Daniel Deng Atong and Andarea Apaya were ordained as the first deacons in 1941.

Yei Divinity School 1945-47

These early efforts resulted in the foundation in 1947 of the Episcopal Church's first theological institution in Yei - the Yei Divinity School. Fred Crabb was the first Principal. This first college fulfilled Paul Gibson's dream of establishing a relevant, well-taught ministry for the local communities of Southern Sudan. The first students at Yei included important later leaders of the Church - such as Yeremaya Dotiro (later Bishop of Yambio) and Ezra Lawiri (later Principal of Bishop Gwynne College and translator of the Moru Bible).

Bishop Gwynne College 1947-65

Yei, however, was not very central for the new Christian communities of Southern Sudan. In 1947 Fred Crabb moved the college to Mundri (in the Moru country) where it was renamed Bishop Gwynne College. Here the College developed rapidly, training teachers of religious education as well as pastors, and attracting students from other mission denominations. All the early leaders of the Episcopal Church of the Sudan were trained at BGC in Mundri. Principal David Brown, later a bishop of the Church of England, first called the college the "Village of God", capturing the deep sense of community and common purpose that characterized the College at that time. 

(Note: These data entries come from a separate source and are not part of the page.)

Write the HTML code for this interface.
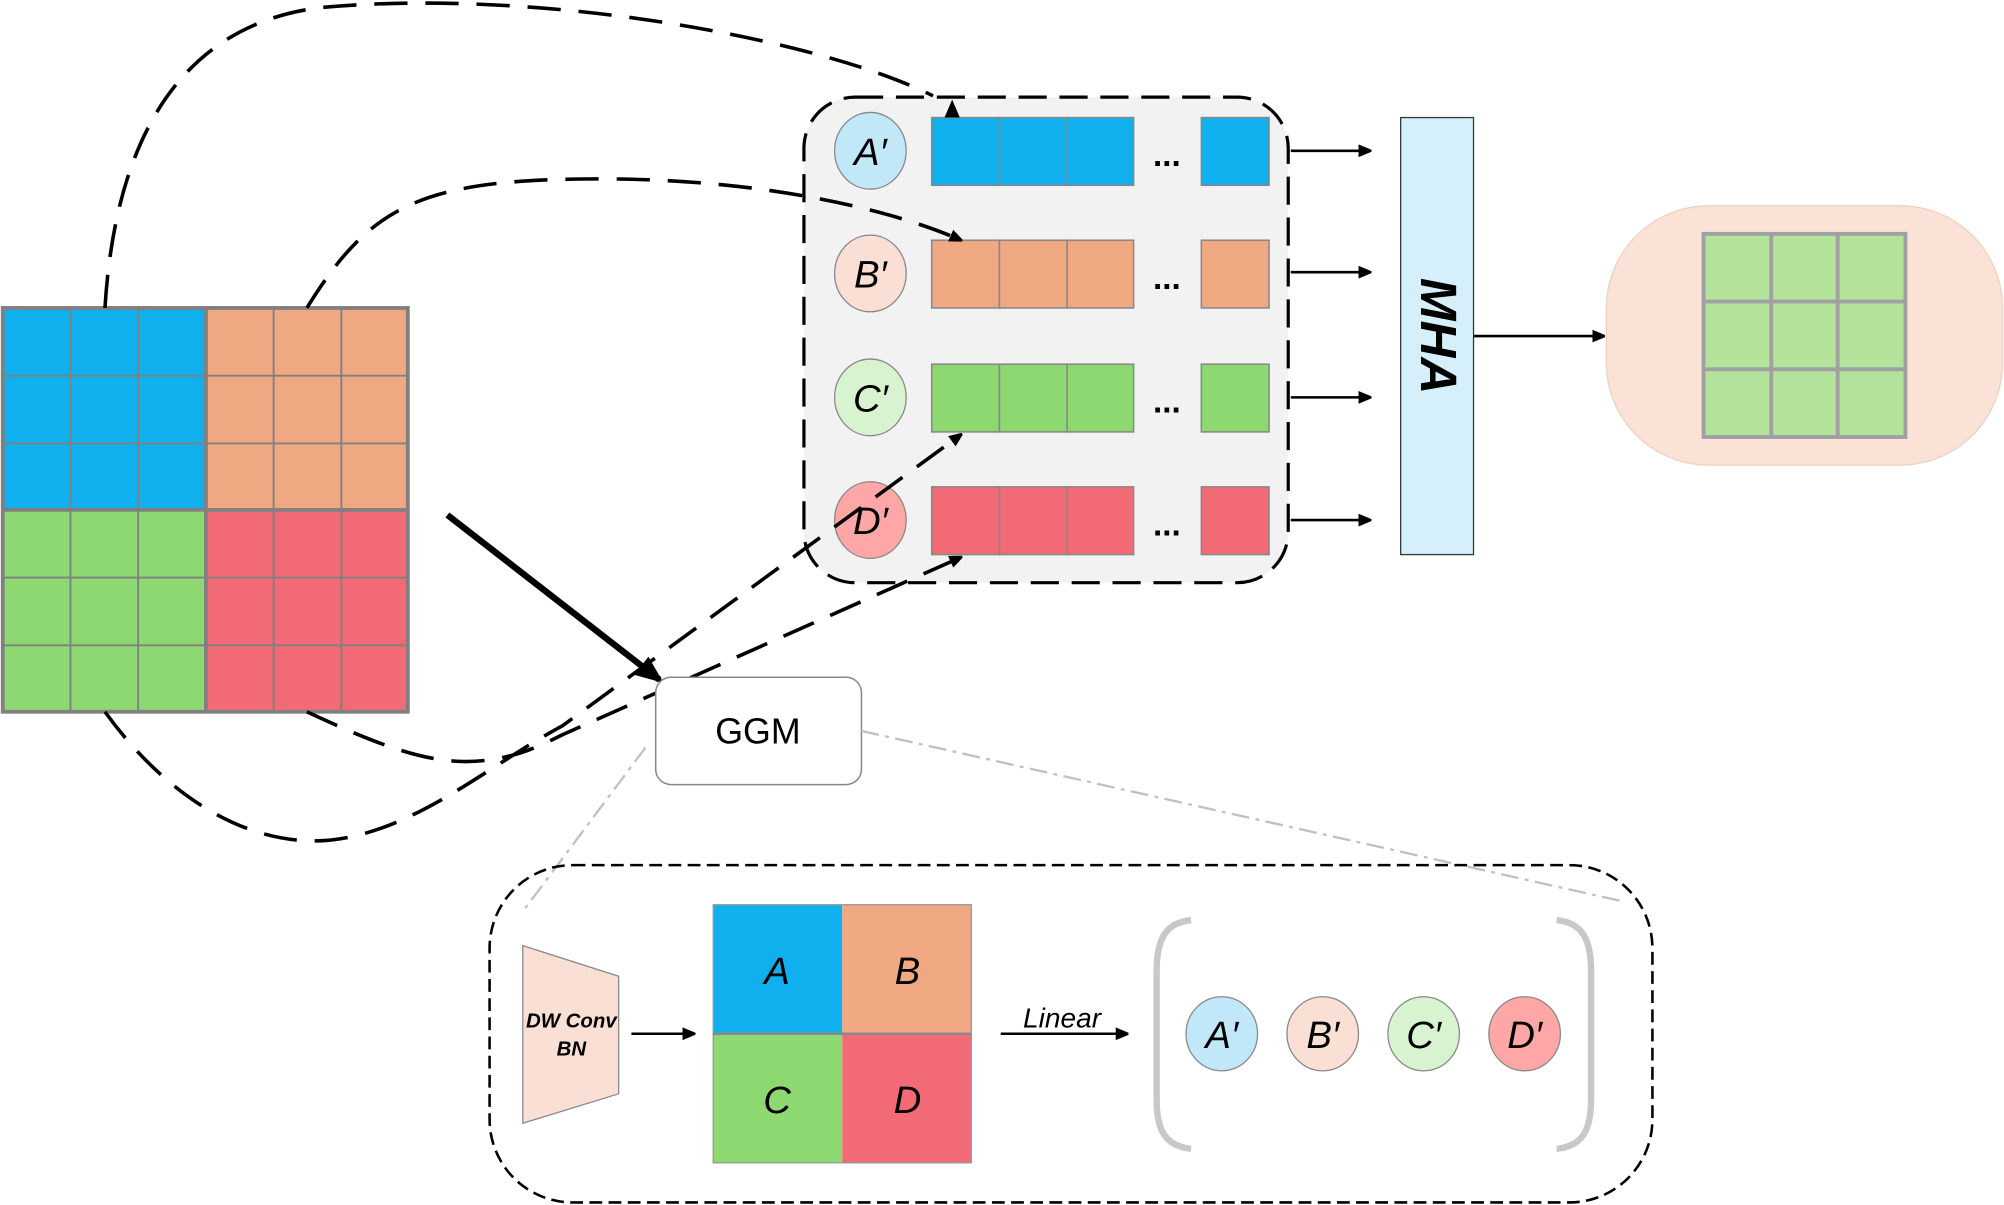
<!DOCTYPE html>
<html><head><meta charset="utf-8"><style>html,body{margin:0;padding:0;background:#fff}svg{display:block}</style></head>
<body>
<svg width="2004" height="1205" viewBox="0 0 1568 943" xmlns="http://www.w3.org/2000/svg" font-family="Liberation Sans, DejaVu Sans, sans-serif">
<defs>
<marker id="ah" markerWidth="10" markerHeight="10" refX="9" refY="5" orient="auto" markerUnits="userSpaceOnUse"><path d="M0,0 L12,5 L0,10 z" fill="#000"/></marker>
<marker id="ahb" markerWidth="22" markerHeight="18" refX="18" refY="9" orient="auto" markerUnits="userSpaceOnUse"><path d="M0,0 L22,9 L0,18 z" fill="#000"/></marker>
</defs>
<rect x="2" y="241" width="159" height="158" fill="#10b0ee"/>
<rect x="161" y="241" width="158" height="158" fill="#f0a882"/>
<rect x="2" y="399" width="159" height="158" fill="#8ed872"/>
<rect x="161" y="399" width="158" height="158" fill="#f26a76"/>
<g stroke="#808080" stroke-width="1.5">
<line x1="55" y1="241" x2="55" y2="557"/><line x1="108" y1="241" x2="108" y2="557"/>
<line x1="214" y1="241" x2="214" y2="557"/><line x1="267" y1="241" x2="267" y2="557"/>
<line x1="2" y1="294" x2="319" y2="294"/><line x1="2" y1="347" x2="319" y2="347"/>
<line x1="2" y1="452" x2="319" y2="452"/><line x1="2" y1="505" x2="319" y2="505"/>
</g>
<g stroke="#808080" stroke-width="3" fill="none">
<rect x="2" y="241" width="317" height="316"/>
<line x1="161" y1="241" x2="161" y2="557"/><line x1="2" y1="399" x2="319" y2="399"/>
</g>
<rect x="629" y="76" width="379" height="380" rx="40" fill="#f2f2f2" stroke="#000" stroke-width="2.5" stroke-dasharray="22,10"/>
<g stroke="#888" stroke-width="1.2">
<g fill="#10b0ee"><rect x="729" y="92" width="53" height="53"/><rect x="782" y="92" width="53" height="53"/><rect x="835" y="92" width="52" height="53"/><rect x="940" y="92" width="53" height="53"/></g>
<g fill="#f0a882"><rect x="729" y="188" width="53" height="53"/><rect x="782" y="188" width="53" height="53"/><rect x="835" y="188" width="52" height="53"/><rect x="940" y="188" width="53" height="53"/></g>
<g fill="#8ed872"><rect x="729" y="285" width="53" height="53"/><rect x="782" y="285" width="53" height="53"/><rect x="835" y="285" width="52" height="53"/><rect x="940" y="285" width="53" height="53"/></g>
<g fill="#f26a76"><rect x="729" y="381" width="53" height="53"/><rect x="782" y="381" width="53" height="53"/><rect x="835" y="381" width="52" height="53"/><rect x="940" y="381" width="53" height="53"/></g>
</g>
<g font-size="26" font-weight="bold" text-anchor="middle">
<text x="913" y="130">...</text><text x="913" y="226">...</text><text x="913" y="323">...</text><text x="913" y="419">...</text>
</g>
<g stroke="#888" stroke-width="1">
<ellipse cx="681" cy="118" rx="28" ry="30" fill="#c0e8f8"/>
<ellipse cx="681" cy="214" rx="28" ry="30" fill="#fae0d4"/>
<ellipse cx="681" cy="311" rx="28" ry="30" fill="#d8f3d0"/>
<ellipse cx="681" cy="407" rx="28" ry="30" fill="#ffa6a6"/>
</g>
<g font-size="30" font-style="italic" text-anchor="middle">
<text x="681" y="129">A′</text><text x="681" y="225">B′</text><text x="681" y="322">C′</text><text x="681" y="418">D′</text>
</g>
<g stroke="#000" stroke-width="2" marker-end="url(#ah)">
<line x1="1010" y1="118" x2="1072" y2="118"/><line x1="1010" y1="213" x2="1072" y2="213"/>
<line x1="1010" y1="311" x2="1072" y2="311"/><line x1="1010" y1="407" x2="1072" y2="407"/>
<line x1="1153" y1="263" x2="1255" y2="263"/>
</g>
<rect x="1096" y="92" width="57" height="342" fill="#d5f0fa" stroke="#333" stroke-width="1"/>
<text transform="translate(1112,263) rotate(90)" font-size="40" font-weight="bold" font-style="italic" text-anchor="middle">MHA</text>
<rect x="1257" y="161" width="310" height="203" rx="80" fill="#fae2d6" stroke="#f0d0c0" stroke-width="1"/>
<rect x="1333" y="183" width="158" height="159" fill="#b3e29b"/>
<g stroke="#a0a0a0" stroke-width="3" fill="none">
<rect x="1333" y="183" width="158" height="159"/>
<line x1="1386" y1="183" x2="1386" y2="342"/><line x1="1438" y1="183" x2="1438" y2="342"/>
<line x1="1333" y1="236" x2="1491" y2="236"/><line x1="1333" y1="289" x2="1491" y2="289"/>
</g>
<g fill="none" stroke="#000" stroke-width="2.8" stroke-dasharray="26,14">
<path d="M82,241 C90,110 140,20 250,6 C420,-10 640,30 730,75"/>
<path d="M240,241 C290,160 330,140 470,140 C600,140 700,165 752,188" marker-end="url(#ah)"/>
<path d="M82,557 C120,610 180,660 250,658 C320,655 380,600 440,568 L752,340" marker-end="url(#ah)"/>
<path d="M240,557 C300,585 340,600 380,595 C400,592 410,590 440,575 L752,436" marker-end="url(#ah)"/>
</g>
<path d="M745,78 L739,92 L751,92 z" fill="#000"/>
<line x1="350" y1="403" x2="516" y2="532" stroke="#000" stroke-width="5" marker-end="url(#ahb)"/>
<rect x="513" y="530" width="161" height="84" rx="12" fill="#fff" stroke="#888" stroke-width="1.2"/>
<text x="593" y="582" font-size="28" text-anchor="middle">GGM</text>
<g stroke="#c0c0c0" stroke-width="1.8" stroke-dasharray="14,5,3,5" fill="none">
<line x1="505" y1="585" x2="410" y2="712"/>
<line x1="674" y1="572" x2="1268" y2="705"/>
</g>
<rect x="383" y="677" width="910" height="264" rx="65" fill="none" stroke="#000" stroke-width="2" stroke-dasharray="10,5"/>
<polygon points="409,740 484,764 484,856 409,879" fill="#fae0d4" stroke="#888" stroke-width="1"/>
<g font-size="16" font-weight="bold" font-style="italic" text-anchor="middle">
<text x="447" y="804">DW Conv</text><text x="447" y="826">BN</text>
</g>
<line x1="494" y1="809" x2="543" y2="809" stroke="#000" stroke-width="2" marker-end="url(#ah)"/>
<rect x="558" y="708" width="101" height="101" fill="#10b0ee"/>
<rect x="659" y="708" width="101" height="101" fill="#f0a882"/>
<rect x="558" y="809" width="101" height="101" fill="#8ed872"/>
<rect x="659" y="809" width="101" height="101" fill="#f26a76"/>
<rect x="558" y="708" width="202" height="202" fill="none" stroke="#999" stroke-width="1"/>
<line x1="558" y1="809" x2="760" y2="809" stroke="#888" stroke-width="2"/>
<g font-size="30" font-style="italic" text-anchor="middle">
<text x="608" y="770">A</text><text x="710" y="770">B</text><text x="608" y="871">C</text><text x="710" y="871">D</text>
</g>
<text x="831" y="804" font-size="22" font-style="italic" text-anchor="middle">Linear</text>
<line x1="783" y1="809" x2="882" y2="809" stroke="#000" stroke-width="2" marker-end="url(#ah)"/>
<g fill="none" stroke="#c8c8c8" stroke-width="5">
<path d="M932,720 C912,722 905,735 905,760 L905,860 C905,885 912,897 932,899"/>
<path d="M1218,720 C1238,722 1245,735 1245,760 L1245,860 C1245,885 1238,897 1218,899"/>
</g>
<g stroke="#888" stroke-width="1">
<ellipse cx="956" cy="809" rx="28" ry="29" fill="#c0e8f8"/>
<ellipse cx="1035" cy="809" rx="28" ry="29" fill="#fae0d4"/>
<ellipse cx="1114" cy="809" rx="28" ry="29" fill="#d8f3d0"/>
<ellipse cx="1193" cy="809" rx="28" ry="29" fill="#ffa6a6"/>
</g>
<g font-size="30" font-style="italic" text-anchor="middle">
<text x="956" y="820">A′</text><text x="1035" y="820">B′</text><text x="1114" y="820">C′</text><text x="1193" y="820">D′</text>
</g>
</svg>
</body></html>
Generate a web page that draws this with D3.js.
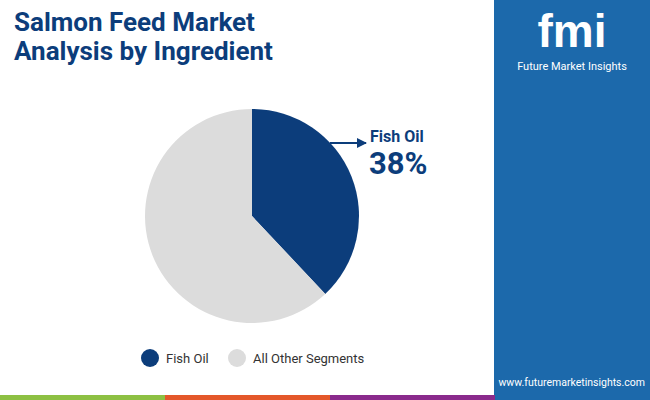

The expanding civil war (1956-72) enveloped the College in 1965 when it was attacked by government troops. The students, together with Bishop Elinana and Bishop Yeremaya, fled into the surrounding bush and eventually into East Africa, where most of them were able to continue their studies.

The Mundri campus lay in ruins for ten years. Until 1975 - peace had returned in 1972 - theological training continued in Juba at the Juba Bible Training Institution (JBTI). Eluzai Munda, later Bishop of Mundri, was principal of this wartime college. Many other Southern Sudanese obtained their Bible and pastoral training in East Africa.

Back in Mundri. Bishop Gwynne College 1975-1987

Eluzai Munda led 12 students and their families back to Mundri in 1975. Life was very hard in those early days as these pioneers struggled to re-establish the college. Slowly buildings were reconstructed, the land cleared, farming started, classrooms refurbished, a library built up, and lecturers brought from around the world to strengthen the teaching. Principal Munda handed the torch to Seme Solomona (later Bishop of Yei) and then to Benaiah Poggo, who led the college with vision through difficult times until his death in 1992.

The training of teachers of Christian Religion recommenced. The work of the College extended throughout Southern Sudan through the Theological Education by Extension (TEE) programme.

In 1983 the clouds of war began to gather again and in the following years BGC struggled to maintain its educational and communal life through many challenges and dangers. In 1987 the college was invaded by SPLA troops and several expatriate staff were taken hostage. This compelled the evacuation of the College to Juba - its home during the earlier phase of the civil war. 

Benaiah Poggo - never a man to be defeated by difficulties - laboured to re-establish BGC in Juba. Teaching began again in the former offices of a Christian NGO called ACROSS. He bought houses for staff and students to live in. A new library had to be assembled. BGC in Mundri had been forced to evacuate on two occasions. It now looked unlikely that it would ever return to its first home. Juba now became its home.